In spite of her reticence, Leigh couldn’t hide her affection for animals, a trait cemented in her childhood at Eydon Hall, the 650-acre horse farm in Northamptonshire, England where she grew up. Her father, Gerald Walter Leigh, bred thoroughbred racehorses, and after his death, Ms. Leigh continued to own and manage his bloodstock. She successfully bred 21 individual winners and 44 foals of racing age.

“I sometimes feared she’d mix up the files in her office,” confessed Doug Wright, “and her filly Summer Sonnet would book a musical at the Walter Kerr Theater, and I’d have to compete in the Belmont Stakes. Happily, that never occurred.”

Leigh was equally enthusiastic about dogs; she routinely supported Canine Companions for Independence, a charity that places assistance dogs to people with disabilities. Often, she supported specific puppies from their initial selection for the program through their subsequent training and graduation. A black Labrador she funded named Georgia graduated last year, and in her own words, “transformed a young autistic boy’s life by teaching him to play and further develop his social interaction with others.”

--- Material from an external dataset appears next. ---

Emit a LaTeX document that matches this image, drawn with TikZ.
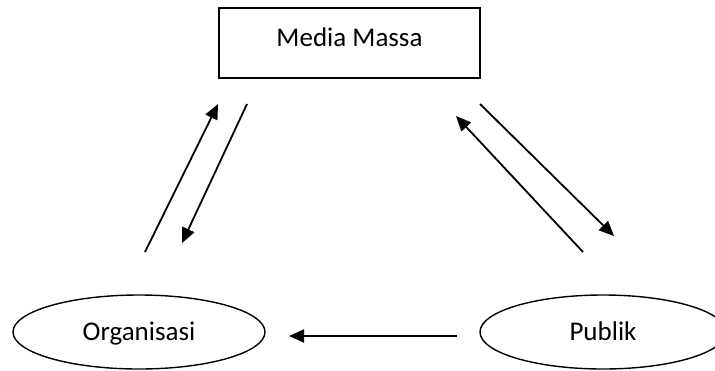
\documentclass[tikz,border=0pt]{standalone}
\usepackage{fontspec}
\setmainfont{Carlito}
\usetikzlibrary{arrows.meta,shapes.geometric}
\begin{document}
\begin{tikzpicture}[x=1bp,y=-1bp,
  lbl/.style={font=\fontsize{27bp}{30bp}\selectfont, text height=17bp, text depth=0bp, inner sep=0pt},
  boxnode/.style={draw, line width=1.5bp, rectangle, minimum width=261bp, minimum height=70bp, lbl, text depth=11bp},
  ellnode/.style={draw, line width=1.4bp, ellipse, minimum height=74bp, lbl},
  conn/.style={line width=1.8bp, -{Triangle[length=15bp,width=13bp]}}
]
\useasboundingbox (0,0) rectangle (715,370);
\begin{scope}
\clip (0,0) rectangle (715,370);
\node[boxnode] (media) at (349.5,43) {Media Massa};
\node[ellnode, minimum width=252bp] (org) at (139,332) {Organisasi};
\node[ellnode, minimum width=246bp] (pub) at (603,332) {Publik};
\end{scope}
% free ends of connectors
\coordinate (a1) at (145,252);
\coordinate (a2) at (218,104);
\coordinate (b1) at (247,104);
\coordinate (b2) at (182,243);
\coordinate (c1) at (480,104);
\coordinate (c2) at (614,236);
\coordinate (d1) at (583,252);
\coordinate (d2) at (456,116);
\coordinate (e1) at (457,336);
\coordinate (e2) at (289,336);
\draw[conn] (a1) -- (a2);
\draw[conn] (b1) -- (b2);
\draw[conn] (c1) -- (c2);
\draw[conn] (d1) -- (d2);
\draw[conn] (e1) -- (e2);
\end{tikzpicture}
\end{document}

During difficult times, Leigh often sought solace in the company of the wildlife she so adored. In the days following 9/11, she went on a pilgrimage to visit polar bears in Newfoundland. The theatre was also a constant source of inspiration and renewal for her. “She told me one of her favorite things as a child was sitting in the theatre stalls, the very moment when the lights went down and just before the curtain went up,” said Murray-Smith. “That moment always thrilled her.”

Leigh is survived by her mother, Paula Evelyn Rose Leigh, her stepmother Anna Moray Crichton Leigh, her brother, Robin Simon Jonathan Kennedy Leigh, and many beloved cousins including Lindy Goldkorn. Her funeral will be held in London.